Desktop Curtain, a $1.99 app available in the Mac App Store, has become one of my most used utilities these past few days. The concept is simple, and fits with one my most performed tasks on the Mac: screenshots. Desktop Curtain hides the clutter on your desktop, isolates the app you’re currently using and lets you focus on that app with no files, folders or other distractions around it. For me, this is incredibly handy as I can pick the app I need to capture in a screenshot for MacStories and avoid additional modifications in Acorn or Preview.

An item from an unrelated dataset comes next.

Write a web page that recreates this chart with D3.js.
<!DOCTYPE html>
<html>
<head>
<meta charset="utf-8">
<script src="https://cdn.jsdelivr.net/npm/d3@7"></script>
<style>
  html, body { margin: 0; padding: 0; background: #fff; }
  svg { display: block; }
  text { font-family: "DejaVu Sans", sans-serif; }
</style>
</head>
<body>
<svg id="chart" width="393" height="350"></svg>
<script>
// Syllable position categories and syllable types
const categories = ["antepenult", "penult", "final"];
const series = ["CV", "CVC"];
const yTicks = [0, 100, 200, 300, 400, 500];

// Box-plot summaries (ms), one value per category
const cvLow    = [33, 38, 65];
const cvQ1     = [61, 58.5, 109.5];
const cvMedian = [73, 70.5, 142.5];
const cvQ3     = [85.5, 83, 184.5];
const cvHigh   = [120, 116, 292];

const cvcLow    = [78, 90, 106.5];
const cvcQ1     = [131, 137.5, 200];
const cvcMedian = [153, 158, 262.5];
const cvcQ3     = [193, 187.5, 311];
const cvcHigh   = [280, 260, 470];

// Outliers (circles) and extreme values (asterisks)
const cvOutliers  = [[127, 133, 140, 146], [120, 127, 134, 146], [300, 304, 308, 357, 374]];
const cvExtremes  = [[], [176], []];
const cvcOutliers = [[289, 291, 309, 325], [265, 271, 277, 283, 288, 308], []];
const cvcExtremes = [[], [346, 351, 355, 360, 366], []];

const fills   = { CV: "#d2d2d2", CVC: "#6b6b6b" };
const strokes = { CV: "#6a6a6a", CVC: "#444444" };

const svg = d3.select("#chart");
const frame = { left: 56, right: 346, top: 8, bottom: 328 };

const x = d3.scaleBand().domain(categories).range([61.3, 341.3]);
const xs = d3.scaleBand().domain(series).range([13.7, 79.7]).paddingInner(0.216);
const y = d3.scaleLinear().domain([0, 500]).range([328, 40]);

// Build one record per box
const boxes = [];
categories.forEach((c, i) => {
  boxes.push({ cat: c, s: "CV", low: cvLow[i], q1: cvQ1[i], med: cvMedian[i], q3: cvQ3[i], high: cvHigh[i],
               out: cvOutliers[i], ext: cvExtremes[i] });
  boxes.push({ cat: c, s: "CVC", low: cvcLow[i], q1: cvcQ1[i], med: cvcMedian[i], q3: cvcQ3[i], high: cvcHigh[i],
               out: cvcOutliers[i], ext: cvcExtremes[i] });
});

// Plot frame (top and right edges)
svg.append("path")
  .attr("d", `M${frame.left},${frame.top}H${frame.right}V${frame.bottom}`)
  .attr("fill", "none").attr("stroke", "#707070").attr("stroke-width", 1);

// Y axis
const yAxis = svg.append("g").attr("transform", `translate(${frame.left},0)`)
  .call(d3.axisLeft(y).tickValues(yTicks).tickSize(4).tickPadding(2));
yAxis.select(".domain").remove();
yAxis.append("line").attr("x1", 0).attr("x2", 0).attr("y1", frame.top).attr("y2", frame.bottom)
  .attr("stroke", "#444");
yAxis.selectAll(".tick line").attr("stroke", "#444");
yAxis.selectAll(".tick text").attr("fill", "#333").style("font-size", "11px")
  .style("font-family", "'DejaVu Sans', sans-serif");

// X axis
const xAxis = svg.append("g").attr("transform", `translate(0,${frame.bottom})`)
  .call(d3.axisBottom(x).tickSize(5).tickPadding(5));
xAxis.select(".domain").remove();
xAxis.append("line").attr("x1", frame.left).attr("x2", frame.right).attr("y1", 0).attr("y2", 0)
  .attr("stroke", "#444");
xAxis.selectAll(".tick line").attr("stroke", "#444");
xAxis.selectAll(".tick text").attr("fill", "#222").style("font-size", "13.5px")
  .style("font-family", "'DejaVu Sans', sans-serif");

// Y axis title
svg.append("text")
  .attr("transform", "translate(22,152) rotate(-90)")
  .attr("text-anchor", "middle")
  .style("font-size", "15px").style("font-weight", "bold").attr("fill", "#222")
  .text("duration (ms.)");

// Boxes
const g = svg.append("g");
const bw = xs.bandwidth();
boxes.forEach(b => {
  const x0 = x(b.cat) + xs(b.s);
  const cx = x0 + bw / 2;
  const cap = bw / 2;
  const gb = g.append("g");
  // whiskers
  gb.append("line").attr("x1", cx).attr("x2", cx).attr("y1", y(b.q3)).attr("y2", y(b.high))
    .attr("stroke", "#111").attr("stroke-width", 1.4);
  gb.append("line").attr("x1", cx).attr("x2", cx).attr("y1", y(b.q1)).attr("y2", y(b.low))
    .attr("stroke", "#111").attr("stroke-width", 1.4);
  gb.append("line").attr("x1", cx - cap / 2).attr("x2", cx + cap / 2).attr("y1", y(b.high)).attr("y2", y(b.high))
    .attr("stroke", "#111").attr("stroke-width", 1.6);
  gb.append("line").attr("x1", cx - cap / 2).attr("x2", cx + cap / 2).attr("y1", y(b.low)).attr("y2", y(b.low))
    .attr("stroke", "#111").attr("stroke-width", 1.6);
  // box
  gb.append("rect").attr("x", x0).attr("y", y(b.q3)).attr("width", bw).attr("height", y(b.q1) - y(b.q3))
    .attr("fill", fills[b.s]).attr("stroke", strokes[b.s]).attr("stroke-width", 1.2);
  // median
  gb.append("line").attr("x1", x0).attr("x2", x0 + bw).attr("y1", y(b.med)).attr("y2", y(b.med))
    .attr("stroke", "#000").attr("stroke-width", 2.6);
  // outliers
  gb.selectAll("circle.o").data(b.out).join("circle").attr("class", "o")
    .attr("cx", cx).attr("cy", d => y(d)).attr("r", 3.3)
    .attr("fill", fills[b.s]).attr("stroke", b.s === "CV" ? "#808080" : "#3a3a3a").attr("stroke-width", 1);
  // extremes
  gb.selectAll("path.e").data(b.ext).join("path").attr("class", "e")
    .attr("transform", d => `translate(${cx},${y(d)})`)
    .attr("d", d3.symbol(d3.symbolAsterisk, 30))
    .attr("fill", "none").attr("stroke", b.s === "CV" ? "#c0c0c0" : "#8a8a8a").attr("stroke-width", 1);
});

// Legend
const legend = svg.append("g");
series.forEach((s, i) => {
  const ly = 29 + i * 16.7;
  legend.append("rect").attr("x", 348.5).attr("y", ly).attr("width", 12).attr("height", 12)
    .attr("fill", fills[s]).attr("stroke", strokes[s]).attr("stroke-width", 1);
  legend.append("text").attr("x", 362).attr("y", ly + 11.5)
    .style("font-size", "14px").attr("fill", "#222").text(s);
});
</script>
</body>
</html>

By default, Desktop Curtain (as the name suggests) applies a curtain to your desktop. You can change this background in the app’s Preferences by choosing the Mac’s Aurora wallpaper instead or manually picking an image from your Finder. You can select the image of your choice from the usual Finder navigation window or just drag it onto Desktop Curtain’s wallpaper preview. You can also set different scaling and centering options for the “curtain”, affected screens if you’re using multiple displays and even tell the app to behave in certain ways when Exposè is activated. Most of all, you can tweak the app’s behavior with other application windows: you can set Desktop Curtain to work normally like any other window, make it cover all items on the desktop or choose (like I did) to invoke a keyboard shortcut that isolates the frontmost app and applies a different wallpaper which hides clutter from the desktop. This way, I can take better screenshots that don’t need further editing before going live on this website.
So far, I’m impressed with Desktop Curtain’s usability because it’s a really easy-to-use app that allows me to quickly unclutter my desktop and take the screenshots I want without having to worry about editing. It’s also a great app for presenters and writers who want to focus on one app at a time without seeing anything else. At $1.99 in the Mac App Store, it’s a steal.